La adepta se hizo a un lado mientras Farre extendía las nanosondas por la brillante cavidad del pecho. Farre dejó que se propagaran y luego insertó cuidadosamente la varilla, observando su lectura para asegurarse de no dañar los delicados hilos de la madeja del confidente. Los ágiles dedos de la varilla de pala, finos como cuerdas de piano, empezaron a trabajar en la carne, apartando el tejido del cuerpo de la Emperatriz.

Pero Farre solo había avanzado unos pocos centímetros cuando se dio cuenta de lo que estaba haciendo, y una oleada de náusea la golpeó.

—Adepta… —consiguió decir.

Trevim agarró delicadamente el instrumento de los dedos de Farre mientras esta retrocedía tambaleante de la mesa.

—Con esto bastará, iniciada —oyó que Trevim decía—. Creo que ya sé cómo funciona.
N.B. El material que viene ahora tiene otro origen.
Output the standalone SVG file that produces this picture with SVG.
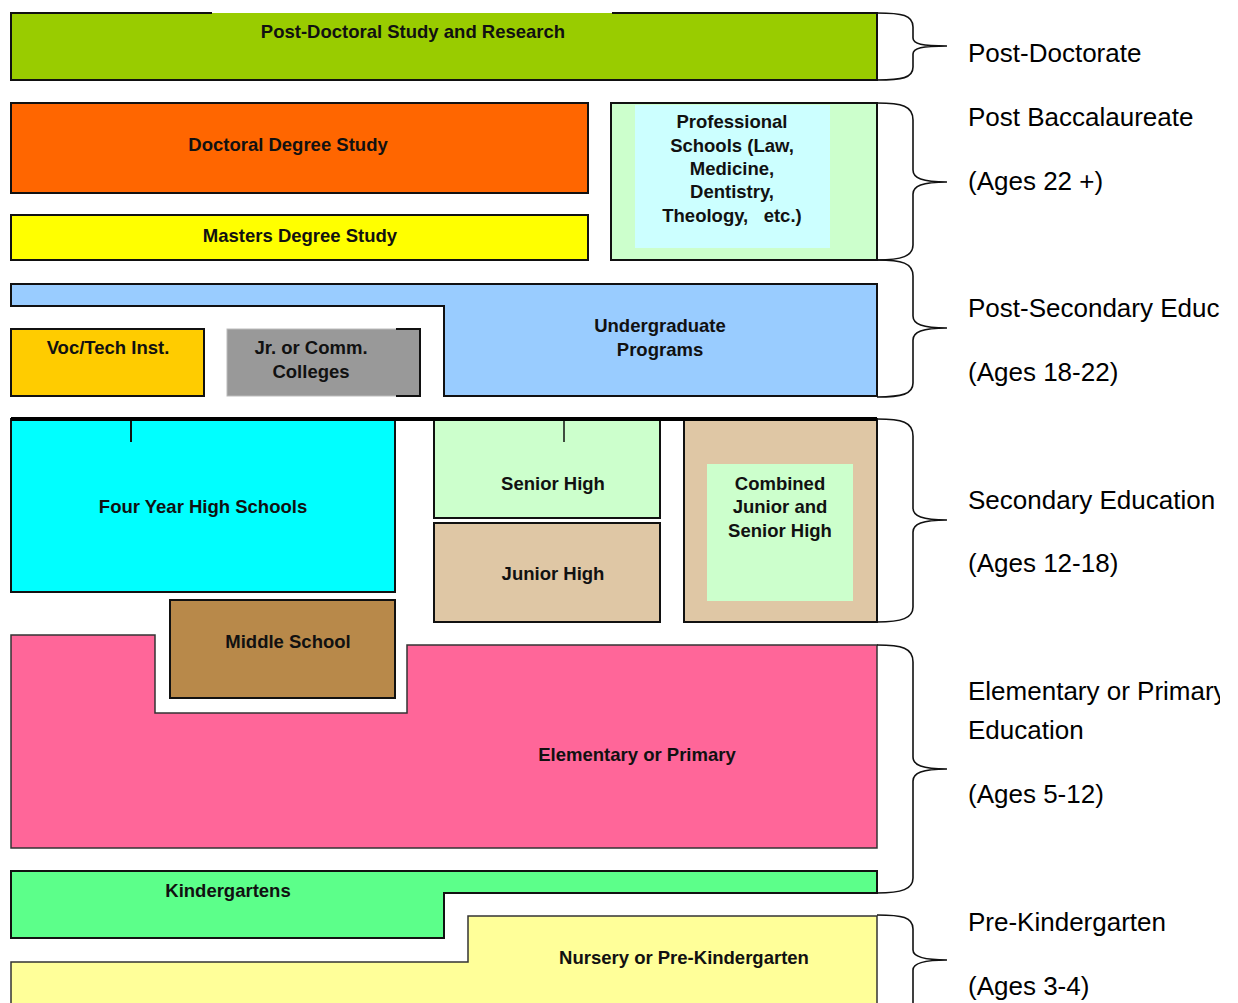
<svg xmlns="http://www.w3.org/2000/svg" width="1238" height="1003" viewBox="0 0 1238 1003">
<style>
.box{stroke:#111;stroke-width:2}
.soft{stroke:#333;stroke-width:1.5}
.lbl{font-family:"Liberation Sans",Arial,sans-serif;font-weight:bold;font-size:18.5px;text-anchor:middle;fill:#111}
.side{font-family:"Liberation Sans",Arial,sans-serif;font-size:26px;fill:#000}
.brace{fill:none;stroke:#111;stroke-width:1.6}
</style>
<defs>
<clipPath id="pageclip"><rect x="0" y="0" width="1220" height="1003"/></clipPath>
</defs>
<rect x="0" y="0" width="1238" height="1003" fill="#fff"/>

<g id="postdoc">
<rect x="11" y="13" width="866" height="67" fill="#99CC00"/>
<path d="M212,13 H11 V80 H877 V13 H612" fill="none" class="box"/>
<text class="lbl" x="413" y="38">Post-Doctoral Study and Research</text>
</g>

<g id="doctoral">
<rect x="11" y="103" width="577" height="90" fill="#FF6600" class="box"/>
<text class="lbl" x="288" y="151">Doctoral Degree Study</text>
</g>

<g id="masters">
<rect x="11" y="215" width="577" height="45" fill="#FFFF00" class="box"/>
<text class="lbl" x="300" y="241.5">Masters Degree Study</text>
</g>

<g id="professional">
<rect x="611" y="103" width="266" height="157" fill="#CCFFCC" class="box"/>
<rect x="635" y="105" width="195" height="143" fill="#CCFFFF"/>
<text class="lbl" x="732" y="128">Professional</text>
<text class="lbl" x="732" y="152">Schools (Law,</text>
<text class="lbl" x="732" y="175">Medicine,</text>
<text class="lbl" x="732" y="198">Dentistry,</text>
<text class="lbl" x="732" y="222" xml:space="preserve">Theology,   etc.)</text>
</g>

<g id="undergraduate">
<path d="M11,284 H877 V396 H444 V306 H11 Z" fill="#99CCFF" class="box"/>
<text class="lbl" x="660" y="331.5">Undergraduate</text>
<text class="lbl" x="660" y="355.5">Programs</text>
</g>

<g id="voctech">
<rect x="11" y="329" width="193" height="67" fill="#FFCC00" class="box"/>
<text class="lbl" x="108" y="353.5">Voc/Tech Inst.</text>
</g>

<g id="jrcomm">
<rect x="227" y="329" width="193" height="67" fill="#999999" stroke="#bbb" stroke-width="1"/>
<path d="M396,329 H420 V396 H396" fill="none" class="box"/>
<text class="lbl" x="311" y="353.5">Jr. or Comm.</text>
<text class="lbl" x="311" y="377.5">Colleges</text>
</g>

<g id="fouryear">
<rect x="11" y="419" width="384" height="173" fill="#00FFFF" class="box"/>
<line x1="131" y1="419" x2="131" y2="442" stroke="#111" stroke-width="2"/>
<text class="lbl" x="203" y="512.5">Four Year High Schools</text>
</g>

<g id="seniorhigh">
<rect x="434" y="419" width="226" height="99" fill="#CCFFCC" class="box"/>
<line x1="564" y1="419" x2="564" y2="442" stroke="#111" stroke-width="1.5"/>
<text class="lbl" x="553" y="489.5">Senior High</text>
</g>

<g id="juniorhigh">
<rect x="434" y="523" width="226" height="99" fill="#DFC7A5" class="box"/>
<text class="lbl" x="553" y="579.5">Junior High</text>
</g>

<g id="combined">
<rect x="684" y="419" width="193" height="203" fill="#DFC7A5" class="box"/>
<rect x="707" y="464" width="146" height="137" fill="#CCFFCC"/>
<text class="lbl" x="780" y="489.5">Combined</text>
<text class="lbl" x="780" y="512.5">Junior and</text>
<text class="lbl" x="780" y="536.5">Senior High</text>
</g>

<g id="divider">
<line x1="11" y1="419" x2="877" y2="419" stroke="#000" stroke-width="4"/>
</g>

<g id="middleschool">
<rect x="170" y="600" width="225" height="98" fill="#B8894A" class="box"/>
<text class="lbl" x="288" y="647.5">Middle School</text>
</g>

<g id="elementary">
<path d="M11,635 H155 V713 H407 V645 H877 V848 H11 Z" fill="#FF6699" class="soft"/>
<text class="lbl" x="637" y="760.5">Elementary or Primary</text>
</g>

<g id="kindergarten">
<path d="M11,871 H877 V893 H444 V938 H11 Z" fill="#5CFF8A" class="box"/>
<text class="lbl" x="228" y="896.5">Kindergartens</text>
</g>

<g id="nursery">
<path d="M11,1010 V962 H468 V916 H877 V1010 Z" fill="#FFFF99" class="soft"/>
<text class="lbl" x="684" y="963.5">Nursery or Pre-Kindergarten</text>
</g>

<g id="braces">
<path class="brace" d="M877,13 C902,13 913,15 913,27 L913,38 C913,44 922,46 947,46 C922,46 913,48 913,54 L913,67 C913,78 902,80 877,80"/>
<path class="brace" d="M877,103 C902,103 913,106 913,120 L913,170 C913,178 922,182 947,182 C922,182 913,186 913,194 L913,245 C913,256 902,260 877,260"/>
<path class="brace" d="M877,260 C902,260 913,263 913,276 L913,316 C913,324 922,328 947,328 C922,328 913,332 913,340 L913,383 C913,394 902,397 877,397"/>
<path class="brace" d="M877,419 C902,419 913,422 913,436 L913,508 C913,516 922,520 947,520 C922,520 913,524 913,532 L913,607 C913,618 902,622 877,622"/>
<path class="brace" d="M877,645 C902,645 913,648 913,662 L913,757 C913,765 922,769 947,769 C922,769 913,773 913,781 L913,878 C913,889 902,893 877,893"/>
<path class="brace" d="M877,915 C902,915 913,917 913,929 L913,950 C913,956 922,960 947,960 C922,960 913,964 913,970 L913,1010"/>
</g>

<g id="levels" clip-path="url(#pageclip)">
<text class="side" x="968" y="61.5">Post-Doctorate</text>
<text class="side" x="968" y="125.5">Post Baccalaureate</text>
<text class="side" x="968" y="189.5">(Ages 22 +)</text>
<text class="side" x="968" y="317">Post-Secondary Education</text>
<text class="side" x="968" y="381">(Ages 18-22)</text>
<text class="side" x="968" y="508.5">Secondary Education</text>
<text class="side" x="968" y="572">(Ages 12-18)</text>
<text class="side" x="968" y="700">Elementary or Primary</text>
<text class="side" x="968" y="739">Education</text>
<text class="side" x="968" y="803">(Ages 5-12)</text>
<text class="side" x="968" y="931">Pre-Kindergarten</text>
<text class="side" x="968" y="995">(Ages 3-4)</text>
</g>
</svg>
Gracias.

Las imágenes permanecieron fijas en la retina de su ojo mental a medida que se hundía pesadamente en el suelo. La hermana del Emperador, la emperatriz infante Anastasia, Razón del simbionte, abierta en canal como un cerdo asado.

Vulnerable. Herida. ¡El Secreto expuesto!

Y ella, Viran Farre, había participado de ello. Le dio un vuelco el estómago y una bilis acida inundó su garganta. El sabor destruyó toda voluntad y sintió las arcadas mientras la adepta seguía recuperando el confidente de la Emperatriz caída.